— Start of Stored rows —
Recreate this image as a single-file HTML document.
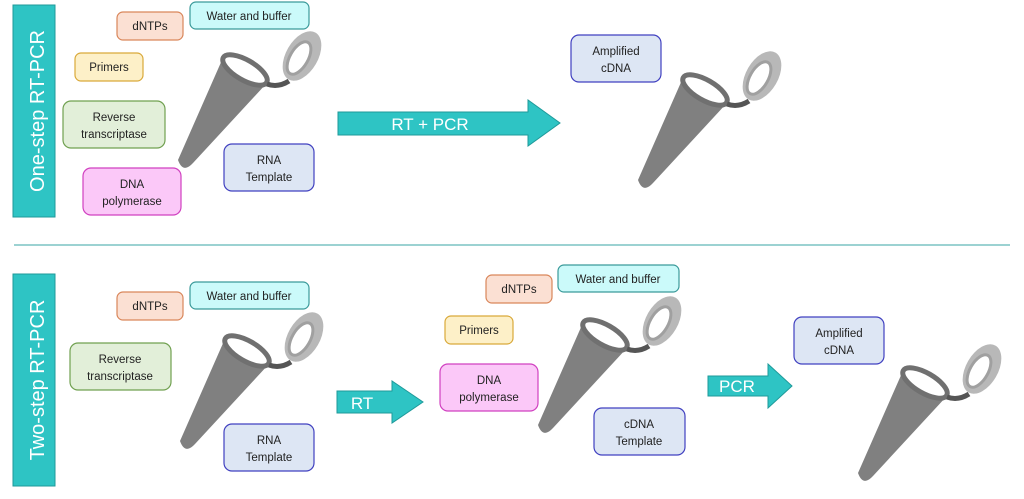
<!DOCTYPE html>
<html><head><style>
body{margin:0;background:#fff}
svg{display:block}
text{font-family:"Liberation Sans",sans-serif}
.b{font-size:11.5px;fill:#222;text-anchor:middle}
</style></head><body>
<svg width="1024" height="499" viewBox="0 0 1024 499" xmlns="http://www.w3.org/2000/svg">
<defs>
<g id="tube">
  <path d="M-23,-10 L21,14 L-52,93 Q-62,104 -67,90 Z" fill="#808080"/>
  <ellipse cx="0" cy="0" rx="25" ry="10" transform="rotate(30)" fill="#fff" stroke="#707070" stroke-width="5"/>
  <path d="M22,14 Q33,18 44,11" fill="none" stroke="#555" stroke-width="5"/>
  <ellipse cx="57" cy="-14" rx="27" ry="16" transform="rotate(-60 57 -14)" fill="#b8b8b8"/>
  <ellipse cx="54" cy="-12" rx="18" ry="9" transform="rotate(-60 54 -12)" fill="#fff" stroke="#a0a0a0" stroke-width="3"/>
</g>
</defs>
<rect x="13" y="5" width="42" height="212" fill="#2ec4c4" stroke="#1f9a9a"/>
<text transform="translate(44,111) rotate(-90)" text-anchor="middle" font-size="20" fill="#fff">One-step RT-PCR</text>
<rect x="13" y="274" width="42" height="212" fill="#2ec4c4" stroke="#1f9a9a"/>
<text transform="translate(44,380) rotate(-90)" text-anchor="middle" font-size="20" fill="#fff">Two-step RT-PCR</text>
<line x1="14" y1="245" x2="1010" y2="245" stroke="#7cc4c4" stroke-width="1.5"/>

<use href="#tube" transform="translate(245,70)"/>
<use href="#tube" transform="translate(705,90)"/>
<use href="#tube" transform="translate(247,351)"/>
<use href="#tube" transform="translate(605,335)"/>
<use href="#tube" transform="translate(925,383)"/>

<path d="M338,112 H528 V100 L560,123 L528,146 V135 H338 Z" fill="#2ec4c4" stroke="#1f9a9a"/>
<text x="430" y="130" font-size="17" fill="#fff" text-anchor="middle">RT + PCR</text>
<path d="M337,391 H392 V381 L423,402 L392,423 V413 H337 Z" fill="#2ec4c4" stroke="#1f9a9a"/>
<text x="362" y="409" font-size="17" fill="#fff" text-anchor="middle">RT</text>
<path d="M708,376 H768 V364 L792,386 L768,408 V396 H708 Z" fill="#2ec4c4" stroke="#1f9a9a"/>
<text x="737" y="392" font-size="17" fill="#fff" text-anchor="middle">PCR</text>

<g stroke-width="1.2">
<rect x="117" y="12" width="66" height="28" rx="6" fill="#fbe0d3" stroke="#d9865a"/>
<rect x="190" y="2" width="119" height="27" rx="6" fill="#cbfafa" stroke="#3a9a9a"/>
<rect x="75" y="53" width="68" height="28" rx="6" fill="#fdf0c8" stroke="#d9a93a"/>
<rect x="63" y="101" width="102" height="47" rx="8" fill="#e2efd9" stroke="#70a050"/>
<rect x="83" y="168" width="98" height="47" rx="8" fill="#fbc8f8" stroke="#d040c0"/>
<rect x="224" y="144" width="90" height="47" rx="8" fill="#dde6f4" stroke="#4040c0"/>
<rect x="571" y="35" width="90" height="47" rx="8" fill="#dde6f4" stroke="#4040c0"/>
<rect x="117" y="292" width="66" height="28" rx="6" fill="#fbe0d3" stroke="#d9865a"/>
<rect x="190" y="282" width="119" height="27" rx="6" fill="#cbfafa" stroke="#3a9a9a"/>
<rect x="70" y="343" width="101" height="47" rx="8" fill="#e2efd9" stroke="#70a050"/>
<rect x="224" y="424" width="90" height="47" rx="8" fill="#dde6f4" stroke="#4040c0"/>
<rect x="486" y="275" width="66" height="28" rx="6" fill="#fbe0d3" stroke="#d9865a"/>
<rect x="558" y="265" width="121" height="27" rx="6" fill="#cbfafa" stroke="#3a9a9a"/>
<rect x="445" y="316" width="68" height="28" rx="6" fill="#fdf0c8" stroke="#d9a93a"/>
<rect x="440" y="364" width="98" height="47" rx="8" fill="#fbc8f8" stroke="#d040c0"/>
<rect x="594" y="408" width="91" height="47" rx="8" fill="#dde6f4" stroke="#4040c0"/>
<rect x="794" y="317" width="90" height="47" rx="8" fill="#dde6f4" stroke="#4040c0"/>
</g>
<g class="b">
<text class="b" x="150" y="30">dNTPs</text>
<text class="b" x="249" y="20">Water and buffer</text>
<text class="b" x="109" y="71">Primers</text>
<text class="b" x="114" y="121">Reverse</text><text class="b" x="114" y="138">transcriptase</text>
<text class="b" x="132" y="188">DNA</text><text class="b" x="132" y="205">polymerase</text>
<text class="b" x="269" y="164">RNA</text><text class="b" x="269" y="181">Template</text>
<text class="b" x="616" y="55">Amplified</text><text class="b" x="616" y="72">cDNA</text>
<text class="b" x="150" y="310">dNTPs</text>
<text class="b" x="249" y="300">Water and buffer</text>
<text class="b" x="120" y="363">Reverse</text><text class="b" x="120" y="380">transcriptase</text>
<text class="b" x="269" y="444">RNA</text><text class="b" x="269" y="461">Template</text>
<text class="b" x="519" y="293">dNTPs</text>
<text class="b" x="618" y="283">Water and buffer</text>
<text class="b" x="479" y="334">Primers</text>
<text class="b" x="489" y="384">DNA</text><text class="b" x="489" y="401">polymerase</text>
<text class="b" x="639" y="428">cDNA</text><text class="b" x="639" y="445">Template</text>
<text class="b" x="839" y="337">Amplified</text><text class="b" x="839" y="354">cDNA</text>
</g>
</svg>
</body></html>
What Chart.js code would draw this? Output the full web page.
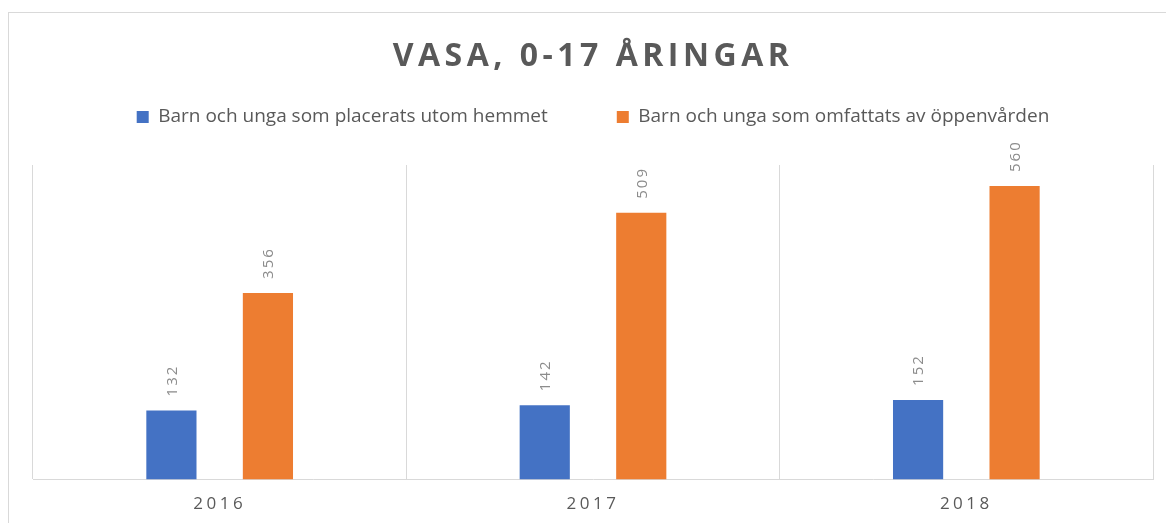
— End of Stored rows —
**Exercise description:** Copy the entries exactly. Leave out the images.

**Output below:**
Recreate this image as a single-file HTML document.
<!DOCTYPE html>
<html><head><style>
body{margin:0;background:#fff}
svg{display:block}
text{font-family:"Liberation Sans",sans-serif}
.b{font-size:11.5px;fill:#222;text-anchor:middle}
</style></head><body>
<svg width="1024" height="499" viewBox="0 0 1024 499" xmlns="http://www.w3.org/2000/svg">
<defs>
<g id="tube">
  <path d="M-23,-10 L21,14 L-52,93 Q-62,104 -67,90 Z" fill="#808080"/>
  <ellipse cx="0" cy="0" rx="25" ry="10" transform="rotate(30)" fill="#fff" stroke="#707070" stroke-width="5"/>
  <path d="M22,14 Q33,18 44,11" fill="none" stroke="#555" stroke-width="5"/>
  <ellipse cx="57" cy="-14" rx="27" ry="16" transform="rotate(-60 57 -14)" fill="#b8b8b8"/>
  <ellipse cx="54" cy="-12" rx="18" ry="9" transform="rotate(-60 54 -12)" fill="#fff" stroke="#a0a0a0" stroke-width="3"/>
</g>
</defs>
<rect x="13" y="5" width="42" height="212" fill="#2ec4c4" stroke="#1f9a9a"/>
<text transform="translate(44,111) rotate(-90)" text-anchor="middle" font-size="20" fill="#fff">One-step RT-PCR</text>
<rect x="13" y="274" width="42" height="212" fill="#2ec4c4" stroke="#1f9a9a"/>
<text transform="translate(44,380) rotate(-90)" text-anchor="middle" font-size="20" fill="#fff">Two-step RT-PCR</text>
<line x1="14" y1="245" x2="1010" y2="245" stroke="#7cc4c4" stroke-width="1.5"/>

<use href="#tube" transform="translate(245,70)"/>
<use href="#tube" transform="translate(705,90)"/>
<use href="#tube" transform="translate(247,351)"/>
<use href="#tube" transform="translate(605,335)"/>
<use href="#tube" transform="translate(925,383)"/>

<path d="M338,112 H528 V100 L560,123 L528,146 V135 H338 Z" fill="#2ec4c4" stroke="#1f9a9a"/>
<text x="430" y="130" font-size="17" fill="#fff" text-anchor="middle">RT + PCR</text>
<path d="M337,391 H392 V381 L423,402 L392,423 V413 H337 Z" fill="#2ec4c4" stroke="#1f9a9a"/>
<text x="362" y="409" font-size="17" fill="#fff" text-anchor="middle">RT</text>
<path d="M708,376 H768 V364 L792,386 L768,408 V396 H708 Z" fill="#2ec4c4" stroke="#1f9a9a"/>
<text x="737" y="392" font-size="17" fill="#fff" text-anchor="middle">PCR</text>

<g stroke-width="1.2">
<rect x="117" y="12" width="66" height="28" rx="6" fill="#fbe0d3" stroke="#d9865a"/>
<rect x="190" y="2" width="119" height="27" rx="6" fill="#cbfafa" stroke="#3a9a9a"/>
<rect x="75" y="53" width="68" height="28" rx="6" fill="#fdf0c8" stroke="#d9a93a"/>
<rect x="63" y="101" width="102" height="47" rx="8" fill="#e2efd9" stroke="#70a050"/>
<rect x="83" y="168" width="98" height="47" rx="8" fill="#fbc8f8" stroke="#d040c0"/>
<rect x="224" y="144" width="90" height="47" rx="8" fill="#dde6f4" stroke="#4040c0"/>
<rect x="571" y="35" width="90" height="47" rx="8" fill="#dde6f4" stroke="#4040c0"/>
<rect x="117" y="292" width="66" height="28" rx="6" fill="#fbe0d3" stroke="#d9865a"/>
<rect x="190" y="282" width="119" height="27" rx="6" fill="#cbfafa" stroke="#3a9a9a"/>
<rect x="70" y="343" width="101" height="47" rx="8" fill="#e2efd9" stroke="#70a050"/>
<rect x="224" y="424" width="90" height="47" rx="8" fill="#dde6f4" stroke="#4040c0"/>
<rect x="486" y="275" width="66" height="28" rx="6" fill="#fbe0d3" stroke="#d9865a"/>
<rect x="558" y="265" width="121" height="27" rx="6" fill="#cbfafa" stroke="#3a9a9a"/>
<rect x="445" y="316" width="68" height="28" rx="6" fill="#fdf0c8" stroke="#d9a93a"/>
<rect x="440" y="364" width="98" height="47" rx="8" fill="#fbc8f8" stroke="#d040c0"/>
<rect x="594" y="408" width="91" height="47" rx="8" fill="#dde6f4" stroke="#4040c0"/>
<rect x="794" y="317" width="90" height="47" rx="8" fill="#dde6f4" stroke="#4040c0"/>
</g>
<g class="b">
<text class="b" x="150" y="30">dNTPs</text>
<text class="b" x="249" y="20">Water and buffer</text>
<text class="b" x="109" y="71">Primers</text>
<text class="b" x="114" y="121">Reverse</text><text class="b" x="114" y="138">transcriptase</text>
<text class="b" x="132" y="188">DNA</text><text class="b" x="132" y="205">polymerase</text>
<text class="b" x="269" y="164">RNA</text><text class="b" x="269" y="181">Template</text>
<text class="b" x="616" y="55">Amplified</text><text class="b" x="616" y="72">cDNA</text>
<text class="b" x="150" y="310">dNTPs</text>
<text class="b" x="249" y="300">Water and buffer</text>
<text class="b" x="120" y="363">Reverse</text><text class="b" x="120" y="380">transcriptase</text>
<text class="b" x="269" y="444">RNA</text><text class="b" x="269" y="461">Template</text>
<text class="b" x="519" y="293">dNTPs</text>
<text class="b" x="618" y="283">Water and buffer</text>
<text class="b" x="479" y="334">Primers</text>
<text class="b" x="489" y="384">DNA</text><text class="b" x="489" y="401">polymerase</text>
<text class="b" x="639" y="428">cDNA</text><text class="b" x="639" y="445">Template</text>
<text class="b" x="839" y="337">Amplified</text><text class="b" x="839" y="354">cDNA</text>
</g>
</svg>
</body></html>
What Chart.js code would draw this? Output the full web page.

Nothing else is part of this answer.